Are any of your workers subject to wage garnishments?
The Department of Labor’s Wage and Hour Division (WHD) has revised and clarified its guidance on the meaning of earnings under the Consumer Credit Protection Act (CCPA). The expanded list includes:
- Lump sum payments: Previously, the department said payments must be periodic to be covered earnings.
- Cash wages paid directly to employees and the amount of the tip credit claimed by the employer (previously, the division said that tips are gratuities, not compensation).
The revisions are contained in Fact Sheet #30: The Federal Wage Garnishment Law, Consumer Credit Protection Act’s Title III (CCPA).
Other forms of compensation defined as earnings under the law include:
- Bonuses, and
- Other compensation, such as periodic payments from a pension or retirement program or payments from an employment-based disability payment program.
The federal definition of earnings is critical because if the funds aren’t CCPA-protected earnings, states can decide whether to garnish those funds and how much, if any, of those funds to protect from garnishment.
A wage garnishment is any legal or equitable procedure through which a portion of a person’s earnings must be withheld for the payment of a debt. Most garnishments are made by court order.
Other types of legal or equitable procedures for garnishment include IRS or state tax collection agency levies for unpaid taxes and federal agency administrative garnishments for nontax debts owed the federal government.
Title III of the CCPA prevents employers from firing workers because their wages have been garnished for any one debt and limits the amount of an employee’s earnings that may be garnished in a week.
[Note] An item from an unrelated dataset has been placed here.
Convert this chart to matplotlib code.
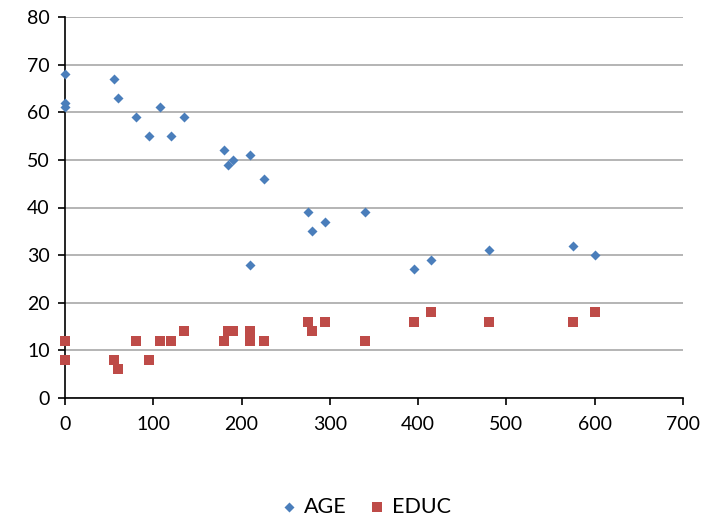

The protection doesn’t apply if the earnings are being garnished for a second or subsequent debt.
In addition, Title III limits the amount of earnings that may be garnished in any workweek or pay period to the lesser of:
- 25% of disposable earnings, or
- The amount by which disposable earnings are greater than 30 times the federal minimum hourly wage, which currently is $7.25 under the Fair Labor Standards Act.
In no event can the amount of an individual’s disposable earnings that may be garnished exceed the percentages specified in the CCPA. Garnishment limits don’t apply to certain bankruptcy court orders or to voluntary wage assignments where workers voluntarily agree that their employers may turn over a specified amount of their earnings to creditors.
States have their own garnishment laws (see box below). When state and federal garnishment regulations differ, employers must observe the law that calls for the smaller garnishment or prohibits the discharge of an employee when earnings have been subject to garnishment for more than one debt.
Questions over issues other than the amount being garnished or termination must be referred to the court or agency initiating the action. For example, the CCPA contains no provisions controlling the priorities of garnishments, which are determined by state or other federal laws.
Child Support and Alimony
Under court orders for child support or alimony, the garnishment law allows up to 50% of an employee’s disposable earnings, and sometimes up to 60% depending on the situation. An extra 5% may be garnished for support payments that are more than 12 weeks in arrears.
Violations of Title III may result in:
- The reinstatement of a discharged employee,
- Payment of back wages,
- Restoration of improperly garnished amounts, and
- Criminal prosecution, fines and prison terms if the violations are willful.
The fact sheet provides several detailed examples on computing the amount subject to garnishment. Among them:
1. An employee receives a bonus one week of $402. After deductions required by law, the disposable earnings are $368. In this week, 25% of the disposable earnings may be garnished. ($368 times 25% = $92).
2. An employee paid every other week has disposable earnings of $500 for the first week and $80 for the second week, for a total of $580. In a biweekly pay period, when disposable earnings are at or above $580 for the period, 25% may be garnished. In this example, $145 can be taken (25% times $580). It doesn’t matter that the disposable earnings in the second week are less than $217.50.
3. Under a garnishment order (with priority) for child support, an employer withholds $90 a week from the wages of an employee who has disposable earnings of $295 a week. A garnishment order for the collection of a defaulted student loan is also served on the employer.
If there was no garnishment order (with priority) for child support, Title III’s general limitations would apply to the garnishment for the defaulted student loan, and a maximum of $73.75 (25% times $295) would be garnished each week. However, the existing garnishment for child support means in this example that no additional garnishment for the defaulted student loan may be made. That’s because the amount already garnished is more than the 25% that may be generally garnished. Additional amounts could be garnished to collect child support, delinquent federal or state taxes, or certain bankruptcy court ordered payments.
States Weigh In On Law to Promote Uniformity
The Uniform Law Commission last year wrapped up three years of work by finalizing the Uniform Wage Garnishment Act (UWGA). The UWGA is aimed at helping put employers one step closer to having a standardized approach for processing wage garnishments across states.
The UWGA streamlines the garnishment process and ensures nationwide consistency. It’s also intended to cut costs for employers.
The law must still be adopted by state legislatures before becoming effective. So far Nebraska has introduced legislation to adopt the measure and others are expected to follow.
The commission is a 125-year-old organization that drafts legislation to improve commerce between the states. The panel is comprised of commissioners of the 50 states, Puerto Rico and the Virgin Islands.